Datafold is a data-engineering automation platform focused on data quality, reliability, and migrations. Founded in 2020 by Gleb Mezhanskiy and Alex Morozov and based in San Francisco, the company originally became known for proactive data-quality testing and has since repositioned around AI-powered automation for data teams, spanning migrations, code optimization, and AI-assisted code review.
Its foundational product, Data Diff, compares datasets at the value level within or across databases, showing engineers exactly how a code change will affect the resulting data and downstream products such as BI dashboards and ML models before it ships. This regression-testing capability integrates into CI/CD and dbt workflows so teams can catch breaking changes during development rather than in production.

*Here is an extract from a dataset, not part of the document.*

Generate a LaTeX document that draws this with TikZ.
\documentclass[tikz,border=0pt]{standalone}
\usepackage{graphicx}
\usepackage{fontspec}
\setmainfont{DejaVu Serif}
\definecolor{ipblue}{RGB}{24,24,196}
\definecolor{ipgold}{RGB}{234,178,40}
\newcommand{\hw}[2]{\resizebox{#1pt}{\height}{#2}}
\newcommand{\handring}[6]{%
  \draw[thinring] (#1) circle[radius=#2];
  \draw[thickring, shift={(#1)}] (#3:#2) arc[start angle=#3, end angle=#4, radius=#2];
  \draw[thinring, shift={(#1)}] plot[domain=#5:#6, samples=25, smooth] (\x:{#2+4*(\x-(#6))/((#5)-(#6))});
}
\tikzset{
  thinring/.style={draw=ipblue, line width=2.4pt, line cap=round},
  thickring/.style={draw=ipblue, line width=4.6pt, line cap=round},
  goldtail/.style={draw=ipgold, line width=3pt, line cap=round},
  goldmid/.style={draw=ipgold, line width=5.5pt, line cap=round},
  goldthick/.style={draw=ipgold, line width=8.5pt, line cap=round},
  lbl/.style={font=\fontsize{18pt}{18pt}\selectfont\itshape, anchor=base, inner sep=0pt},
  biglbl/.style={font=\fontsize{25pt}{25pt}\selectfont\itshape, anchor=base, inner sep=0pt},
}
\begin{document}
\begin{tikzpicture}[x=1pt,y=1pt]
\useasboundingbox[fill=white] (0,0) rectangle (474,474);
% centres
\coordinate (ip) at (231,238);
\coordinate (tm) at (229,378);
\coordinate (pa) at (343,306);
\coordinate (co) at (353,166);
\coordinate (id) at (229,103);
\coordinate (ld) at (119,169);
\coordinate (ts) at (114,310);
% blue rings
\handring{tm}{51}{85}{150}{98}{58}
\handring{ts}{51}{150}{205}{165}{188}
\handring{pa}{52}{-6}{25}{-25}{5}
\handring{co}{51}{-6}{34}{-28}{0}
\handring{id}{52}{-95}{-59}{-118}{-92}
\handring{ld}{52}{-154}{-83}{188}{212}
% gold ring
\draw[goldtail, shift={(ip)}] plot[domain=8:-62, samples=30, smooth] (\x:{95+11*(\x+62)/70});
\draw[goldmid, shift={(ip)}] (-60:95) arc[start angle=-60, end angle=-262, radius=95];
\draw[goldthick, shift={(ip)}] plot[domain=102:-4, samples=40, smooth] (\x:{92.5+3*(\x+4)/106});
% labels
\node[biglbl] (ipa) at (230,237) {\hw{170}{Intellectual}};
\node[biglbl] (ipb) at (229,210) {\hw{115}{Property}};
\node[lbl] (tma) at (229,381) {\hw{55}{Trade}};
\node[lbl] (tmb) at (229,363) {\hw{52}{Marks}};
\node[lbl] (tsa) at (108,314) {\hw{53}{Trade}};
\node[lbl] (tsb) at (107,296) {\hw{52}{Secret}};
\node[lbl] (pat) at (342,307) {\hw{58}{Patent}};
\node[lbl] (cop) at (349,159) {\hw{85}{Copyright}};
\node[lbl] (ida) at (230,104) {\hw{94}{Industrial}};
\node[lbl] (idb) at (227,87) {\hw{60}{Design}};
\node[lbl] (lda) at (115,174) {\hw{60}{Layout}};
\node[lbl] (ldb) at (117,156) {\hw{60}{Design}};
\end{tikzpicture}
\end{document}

More recently, Datafold has built a Data Migration Agent that automates code translation and validation when moving between data platforms, aiming to compress migrations from years to weeks, along with a Data Knowledge Graph for lineage and context, ML-based anomaly detection, and specialized AI agents for migration, optimization, and code review. The platform integrates with major warehouses and tools and offers single-tenant VPC deployment with SOC 2, HIPAA, and GDPR support.
Datafold raised a $20 million Series A in 2021 led by NEA with Amplify Partners, for roughly $26 million total across its rounds. Customers cited publicly include Thumbtack, Patreon, Faire, and Dutchie, with a dbt Labs partnership reinforcing its place in the modern data stack.